Né le 3 avril 1882 à Turenne (Corrèze), agriculteur à Saint-Sozy (Lot), marié, ayant deux fillettes, il part dès le premier jour avec le 7e RI de Cahors où il est cuisinier. Des extraits de sa correspondance conservée par sa famille ont été publiés en 2010 dans un recueil de témoignages lotois cité plus bas. Son hostilité à la « maudite guerre » est exprimée dès le 1er août, mais il pense que la victoire sera rapide. Le régiment subit de terribles pertes à Bertrix en août ; à la fin de l’année 14, il est en Champagne, puis en Argonne et à Verdun. Henri est grièvement blessé le 18 mars 1916 à La Harazée et ne revient pas sur le front, obtenant une pension d’invalidité relative.
« On voudrait que ça se termine au plus tôt », écrit-il le 17 novembre 1914, et trois jours plus tard : « J’en ai plein le dos. » En décembre, au cours de la prise d’une tranchée, il dit avoir été retenu par ses camarades au moment où il voulait « percer » des Allemands (« ces mauvais bandits ») qui se rendaient. « Heureuses les familles qui sont comme nous qui n’avons que des filles car j’aurais un gosse, je l’étoufferais aussitôt au monde », autre formulation excessive mais qui traduit bien les misères endurées.
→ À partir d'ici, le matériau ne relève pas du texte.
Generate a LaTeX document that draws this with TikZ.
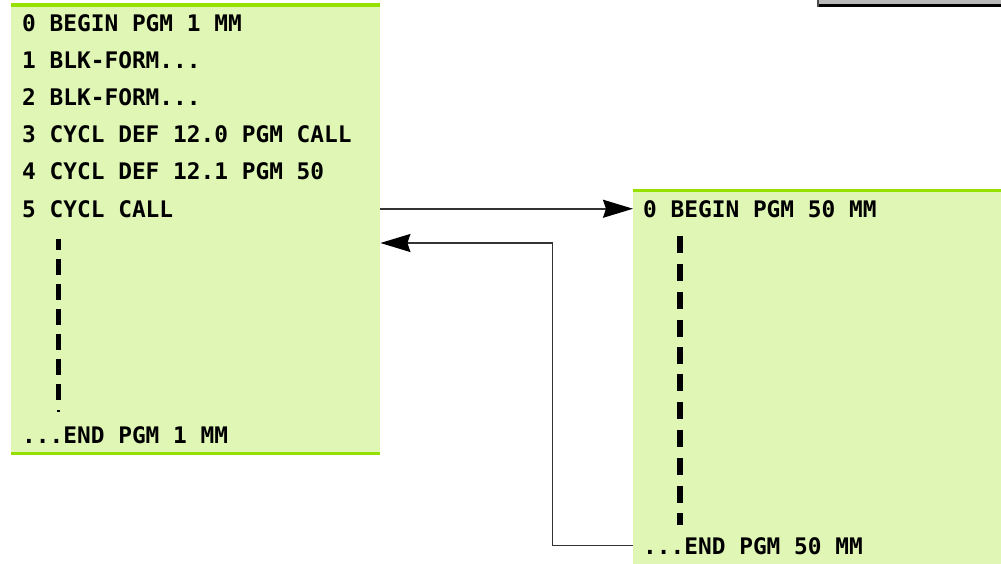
\documentclass[tikz,border=0pt]{standalone}
\usepackage{fontspec}
\setmonofont{DejaVu Sans Mono}
\usetikzlibrary{arrows.meta}
\definecolor{boxfill}{HTML}{E0F6B4}
\definecolor{boxline}{HTML}{96E000}
\definecolor{connc}{HTML}{333333}
\tikzset{
  box/.style={fill=boxfill, draw=none, anchor=north west, inner sep=0},
  rim/.style={draw=boxline, line width=3.5pt},
  code/.style={anchor=base west, inner sep=0, text height=16.5pt, text depth=0pt,
    font=\fontsize{22.8}{24}\selectfont\ttfamily\bfseries},
  conn/.style={draw=connc, line width=1.6pt},
  tip/.style={-{Stealth[length=30pt,width=18pt,inset=3pt,fill=black,color=black]}},
  dots/.style={draw=black, line width=4.5pt},
}
\begin{document}
\begin{tikzpicture}[x=1pt,y=-1pt]
\useasboundingbox (0,0) rectangle (1001,563);
% top-right gray bar
\fill[gray!55] (817,0) rectangle (1001,4);
\fill[black] (817,4) rectangle (1001,7);
\fill[black!70] (817,0) rectangle (818.5,7);
% left box
\node[box, minimum width=369pt, minimum height=448pt] (lbox) at (11,5) {};
\draw[rim] (lbox.north west) -- (lbox.north east);
\draw[rim] (lbox.south west) -- (lbox.south east);
% right box
\node[box, minimum width=368pt, minimum height=373pt] (rbox) at (633,190.5) {};
\draw[rim] (rbox.north west) -- (rbox.north east);
% left code lines
\node[code] (l0) at (22,31) {0 BEGIN PGM 1 MM};
\node[code] (l1) at (22,68.2) {1 BLK-FORM...};
\node[code] (l2) at (22,105.4) {2 BLK-FORM...};
\node[code] (l3) at (22,142.6) {3 CYCL DEF 12.0 PGM CALL};
\node[code] (l4) at (22,179.8) {4 CYCL DEF 12.1 PGM 50};
\node[code] (l5) at (22,217) {5 CYCL CALL};
\node[code] (lend) at (22,443) {...END PGM 1 MM};
% right code lines
\node[code] (r0) at (643,217) {0 BEGIN PGM 50 MM};
\node[code] (rend) at (643,554) {...END PGM 50 MM};
% dashed continuation lines
\draw[dots] (58.5,239) -- (58.5,250);
\foreach \y in {259,284,309,334,359,384} \draw[dots] (58.5,\y) -- (58.5,\y+16);
\draw[dots, line width=3.5pt] (58.5,410) -- (58.5,412);
\foreach \y in {236,264,292,320,347,374,402,430,458,486} \draw[dots, line width=5.5pt] (680,\y) -- (680,\y+17);
\draw[dots, line width=5.5pt] (680,513) -- (680,525);
% connectors
\coordinate (turn) at (552.5,243);
\draw[conn, tip] (lbox.east |- l5) -- (rbox.west |- r0);
\draw[conn, line width=1.2pt] (rbox.west |- rend) -| (turn);
\draw[conn, tip] (turn) -- (lbox.east |- turn);
\end{tikzpicture}
\end{document}
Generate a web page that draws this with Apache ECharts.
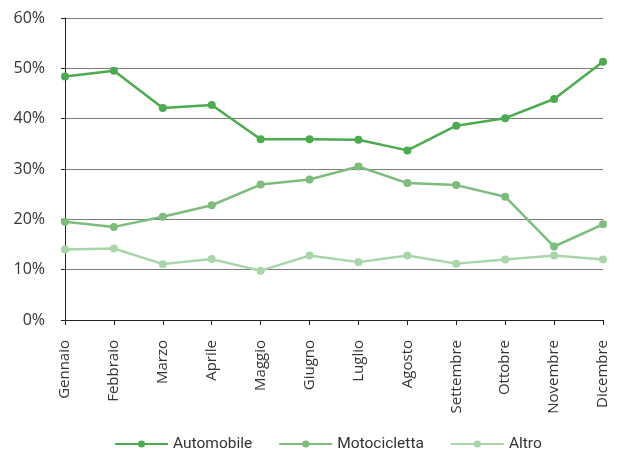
<!DOCTYPE html>
<html>
<head>
<meta charset="utf-8">
<script src="https://cdn.jsdelivr.net/npm/echarts@6/dist/echarts.min.js"></script>
<style>
  html, body { margin: 0; padding: 0; background: #fff; }
  #chart { width: 640px; height: 472px; }
</style>
</head>
<body>
<div id="chart"></div>
<script>
// Monthly share by vehicle type (%)
const months = ['Gennaio', 'Febbraio', 'Marzo', 'Aprile', 'Maggio', 'Giugno',
  'Luglio', 'Agosto', 'Settembre', 'Ottobre', 'Novembre', 'Dicembre'];
const automobile = [48.4, 49.5, 42.1, 42.7, 35.9, 35.9, 35.8, 33.7, 38.6, 40.1, 43.9, 51.3];
const motocicletta = [19.5, 18.5, 20.5, 22.8, 26.9, 27.9, 30.5, 27.2, 26.8, 24.5, 14.6, 19.0];
const altro = [14.0, 14.2, 11.1, 12.1, 9.8, 12.8, 11.5, 12.8, 11.2, 12.0, 12.8, 12.0];

const seriesNames = ['Automobile', 'Motocicletta', 'Altro'];
const seriesData = [automobile, motocicletta, altro];
const colors = ['#4caa4f', '#7cbd7c', '#a9d6a8'];

const chart = echarts.init(document.getElementById('chart'), null, { renderer: 'canvas' });
chart.setOption({
  animation: false,
  grid: { left: 65, right: 37, top: 18, bottom: 152, containLabel: false },
  legend: {
    top: 436,
    left: 114,
    padding: 0,
    itemWidth: 53,
    itemHeight: 9,
    itemGap: 26,
    textStyle: { fontFamily: 'Roboto', fontSize: 15.5, color: '#333' },
    data: seriesNames
  },
  xAxis: {
    type: 'category',
    data: months,
    boundaryGap: false,
    axisLine: { lineStyle: { color: '#222', width: 1 } },
    axisTick: { show: true, length: 5, alignWithLabel: true, lineStyle: { color: '#222' } },
    axisLabel: { rotate: 90, margin: 20, fontSize: 15, color: '#333', fontFamily: 'Open Sans', interval: 0 },
    splitLine: { show: false }
  },
  yAxis: {
    type: 'value',
    min: 0,
    max: 60,
    interval: 10,
    axisLine: { show: true, lineStyle: { color: '#222', width: 1 } },
    axisTick: { show: true, length: 4, lineStyle: { color: '#222' } },
    axisLabel: { formatter: '{value}%', margin: 20, fontSize: 16, color: '#333', fontFamily: 'Open Sans' },
    splitLine: { show: true, lineStyle: { color: '#7a7a7a', width: 1 } }
  },
  series: seriesNames.map((name, i) => ({
    name: name,
    type: 'line',
    data: seriesData[i],
    symbol: 'circle',
    symbolSize: 8,
    lineStyle: { width: 2.5, color: colors[i] },
    itemStyle: { color: colors[i] },
    z: 10 - i
  }))
});
</script>
</body>
</html>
Le même jour, 2 janvier 1915, il ajoute : « Se voir mitrailler de cette façon, écoute, la civilisation est devenue une sauvagerie abominable. » Le 14 janvier, il n’hésite pas à écrire à sa femme que « les hommes ne veulent plus marcher » et il oppose leurs terribles souffrances à la « bonne vie » menée par les généraux loin des premières lignes. Certains soldats ont compris que « toutes ces attaques n’aboutiraient à grand-chose, qu’à faire écraser tous les braves qui montent à l’assaut », et ils se cachent dans les caves, tandis qu’on « change souvent de chefs, car si peu qu’on voit les galons ils sont sitôt descendus ». En février, il exprime l’espoir que la guerre sera terminée le mois suivant, mais le 3 mars, « tout patriotes que nous sommes », c’est le découragement général, et Henri demande une nouvelle photo de sa fille Laure car, écrit-il, « quand j’aurais l’idée très mauvaise, en la regardant ça pourrait m’éviter de faire beaucoup de choses », précaution contre le suicide que d’autres combattants ont également prises.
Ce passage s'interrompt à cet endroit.